The Christmases of Years Past Are Measured Against Eachother
It’s Christmas night, and the guests have all gone. We took a hike up the slippery mountain, cooked a big meal, sat around and enjoyed our Christmas presents by the fire, and played a card game. Now the house is empty and the cat is back where she belongs, right by my side. She was banished due to an allergic visitor. The house is silent now after buzzing with so many people, and the fire is flickering. I wonder how many other houses have this eery quiet, this calm after the storm, this serenity?
It was a good Christmas. Why, what makes it so? Well, it was peaceful, and it snowed and my partner liked the gifts I chose for her, unorthodox as they may have been. Who else gives a subscription to the Greenfield Recorder and a ticket to a Downton Abbey Masterpiece Ball?
But the point is, it was a good one. Not all Christmases are good. We all carry around memories of the worst Christmases, the ones that took place right after a sharp harsh break up, or the death of a loved one. Those we’d just as soon forget, leave in the trash bin. But the ones that are good, boy they resonate for many years after. They come up again and again.

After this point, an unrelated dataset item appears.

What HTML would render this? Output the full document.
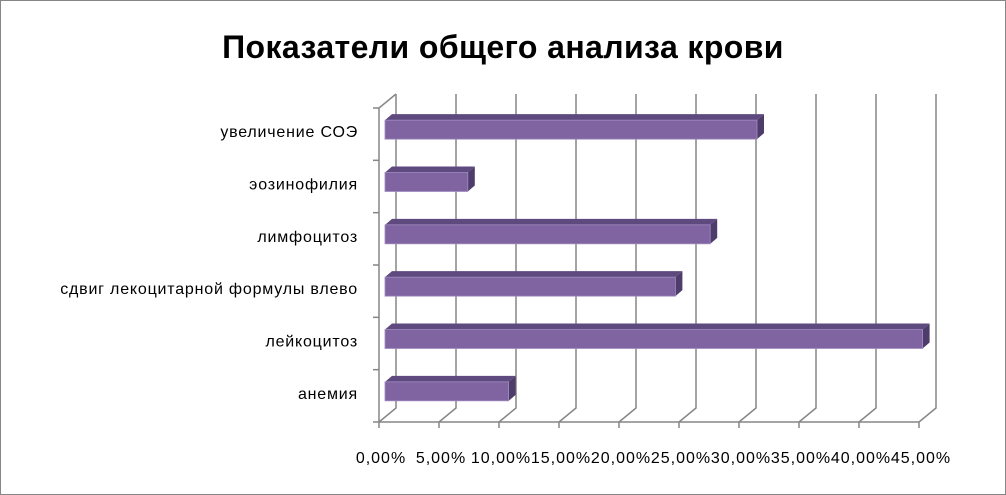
<!DOCTYPE html>
<html><head><meta charset="utf-8"><style>
body{margin:0;background:#fff}
svg{display:block;font-family:"Liberation Sans",sans-serif}
</style></head><body>
<svg width="1006" height="495">
<rect x="0.5" y="0.5" width="1005" height="494" fill="#fff" stroke="#868686"/>
<text x="503" y="58" text-anchor="middle" font-size="32" font-weight="bold" letter-spacing="0.4" fill="#000">Показатели общего анализа крови</text>
<g id="grid"></g><g id="bars"></g><g id="labels"></g>
</svg>
<script>
const categories=["увеличение СОЭ","эозинофилия","лимфоцитоз","сдвиг лекоцитарной формулы влево","лейкоцитоз","анемия"];
const values=[31.0,6.9,27.1,24.2,44.8,10.3];
const ticks=[0,5,10,15,20,25,30,35,40,45];
const tickLabels=["0,00%","5,00%","10,00%","15,00%","20,00%","25,00%","30,00%","35,00%","40,00%","45,00%"];
const NS="http://www.w3.org/2000/svg";
const x0=379,pxPer=12,yTop=108,yBot=422,DX=17,DY=-14;
const xs=v=>x0+v*pxPer;
const band=(yBot-yTop)/categories.length;
function mk(t,a,p){const e=document.createElementNS(NS,t);for(const k in a)e.setAttribute(k,a[k]);p.appendChild(e);return e;}
const g=document.getElementById('grid'),b=document.getElementById('bars'),l=document.getElementById('labels');
ticks.forEach((t,i)=>{
 const x=xs(t);
 const ln=mk('polyline',{points:`${x},${yBot+6} ${x},${yBot} ${x+DX},${yBot+DY} ${x+DX},${yTop+DY}`,fill:'none',stroke:'#868686','stroke-width':1.5},g);
 
 
 const tx=mk('text',{x:x+2,y:463,'text-anchor':'middle','font-size':16,'letter-spacing':1,fill:'#000'},l);
 tx.textContent=tickLabels[i];
 
 
});
const ax=mk('polyline',{points:`${xs(0)+DX},${yTop+DY} ${xs(0)},${yTop} ${xs(0)},${yBot} ${xs(45)},${yBot}`,fill:'none',stroke:'#868686','stroke-width':1.5},g);


for(let i=0;i<=categories.length;i++){
 const y=yTop+i*band;
 const tk=mk('line',{x1:x0-6,y1:y,x2:x0,y2:y,stroke:'#868686','stroke-width':1.5},g);
 
 
}
categories.forEach((c,i)=>{
 const cy=yTop+(i+0.5)*band;
 const h=19,d=7,dv=6;
 const xa=x0+6,xb=x0+6+values[i]*pxPer;
 const yt=cy-14;
 const grp=mk('g',{},b);
 
 
 mk('polygon',{points:`${xa},${yt} ${xa+d},${yt-dv} ${xb+d},${yt-dv} ${xb},${yt}`,fill:'#5f4a7f'},grp);
 mk('polygon',{points:`${xb},${yt} ${xb+d},${yt-dv} ${xb+d},${yt+h-dv} ${xb},${yt+h}`,fill:'#4e3c6a'},grp);
 mk('rect',{x:xa,y:yt,width:xb-xa,height:h,fill:'#8064a2',stroke:'#a08cc0','stroke-width':0.8},grp);
 const t=mk('text',{x:358,y:cy+3,'text-anchor':'end','font-size':16,'letter-spacing':0.8,fill:'#000'},l);
 t.textContent=c;
 
 
});
</script>
</body></html>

While I wouldn’t stack this Christmas up as the best I do remember my best Christmas ever. It was in 1978, the year we all went up to frozen Conway New Hampshire as a complete family to celebrate at my cousin’s house in the woods. Many of us made the journey on my cousin Chris’ old Greyhound bus, including my grand mother who wore her red pants suit in her nearly 80th year. Having the whole family, well nearly the whole lot, all of my cousins, all of my own family, and being up there in the remote woods with all of that snow, that’s a memory I’ll never forget.
Every Christmas can’t be of a 1978 caliber. But I’ll take this year’s, it was a good one, and that’s all that I can ask for.